Monday, January 08, 2018
The Pearl Thief
You know that phenomenon when you learn about something new and then suddenly it's all around you and you can't escape it? Last year I fell down this weird rabbit hole of "bogs" and stuff that gets preserved in them - first in the form of 2000 year-old-butter that was found in an Irish Bog ("What even is a bog?" is a question I asked myself back in those antediluvian days). That story was naturally a frequent topic of conversation with our foodie friends, all of whom were, of course, well-read in the subject of world-butter-revelations. Then I watched some British mystery about a body found in a bog, slightly clearing up the question of what a bog is with helpful visuals. Then I fell deeper in the rabbit hole when I happened upon a fascinating long-read in the Smithsonian about Tollund Man, which is about you guessed it: ancient human sacrifices perfectly preserved in European bogs!
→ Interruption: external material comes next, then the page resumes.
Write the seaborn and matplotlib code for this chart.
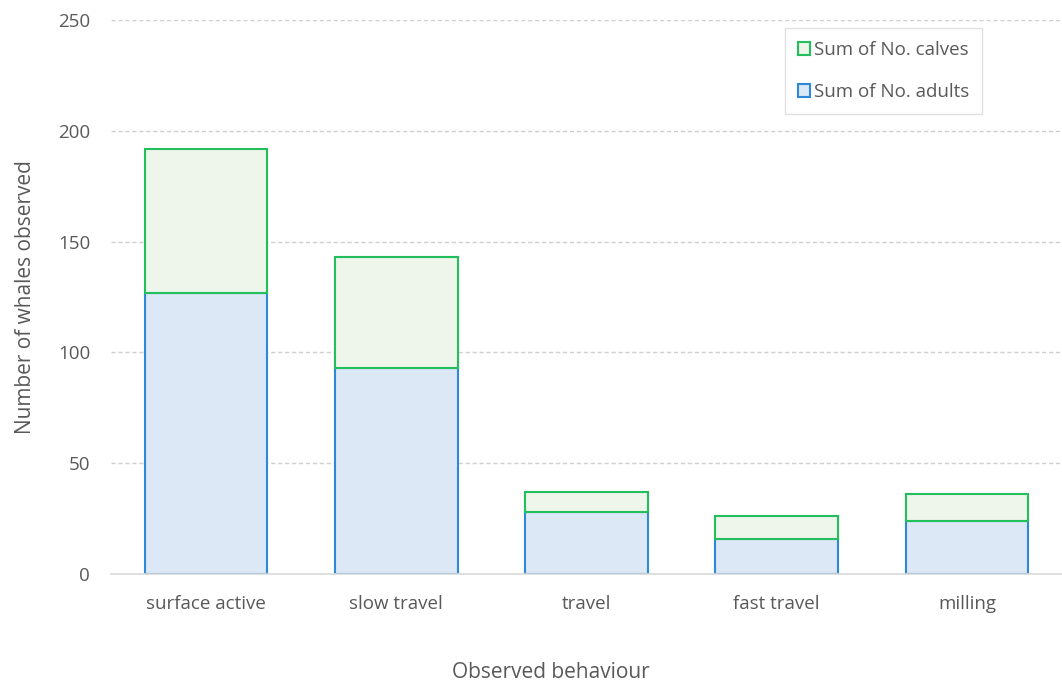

THEN, seemingly unrelated to all of that, I read The Pearl Thief, which I was so invested in I ordered it straight from Across The Pond, having previously been obsessed with Elizabeth Wein's Code Name Verity, although not so much Rose Under Fire, its sequel. (For those of you keeping score, you'll notice all this news and the British publication all happened around June '17 and that is just how very, very far behind I am in my book bloggin'.) In it, Julie Beaufort-Stuart returns to her grandfather's castle-estate in Scotland for one last summer before it is sold. Julie immediately befriends some local Travellers who are long-time visitors to her family's land and thus is introduced some sympathetic and didactic history of Travellers in the area and the discrimination and abuse they often suffered. There are several mysteries that must be solved not least among them a BODY FOUND IN A BOG! (Spoiler!) Which of course I immediately knew was an ancient triple-death sacrifice.
Julie is a beloved character from Code Name Verify and it is wonderful to get to spend more time with her. The Pearl Thief precedes that story in the narrative so the reader sees the open-hearted, privileged young woman before the war. Hints of Julie's fluid sexuality are confirmed and her feisty, honest nature is further solidified.
Although The Pearl Thief occasionally reads as if it's truly written for a younger audience, being mildly over-didactic and specifically inclusive in a way that YA books sometimes are, over-all the book was very charming and had interesting things to say about living with history and how history, naturally, informs the present. Also, Julie has Schiaparelli blouse that I spent a lot of time imagining.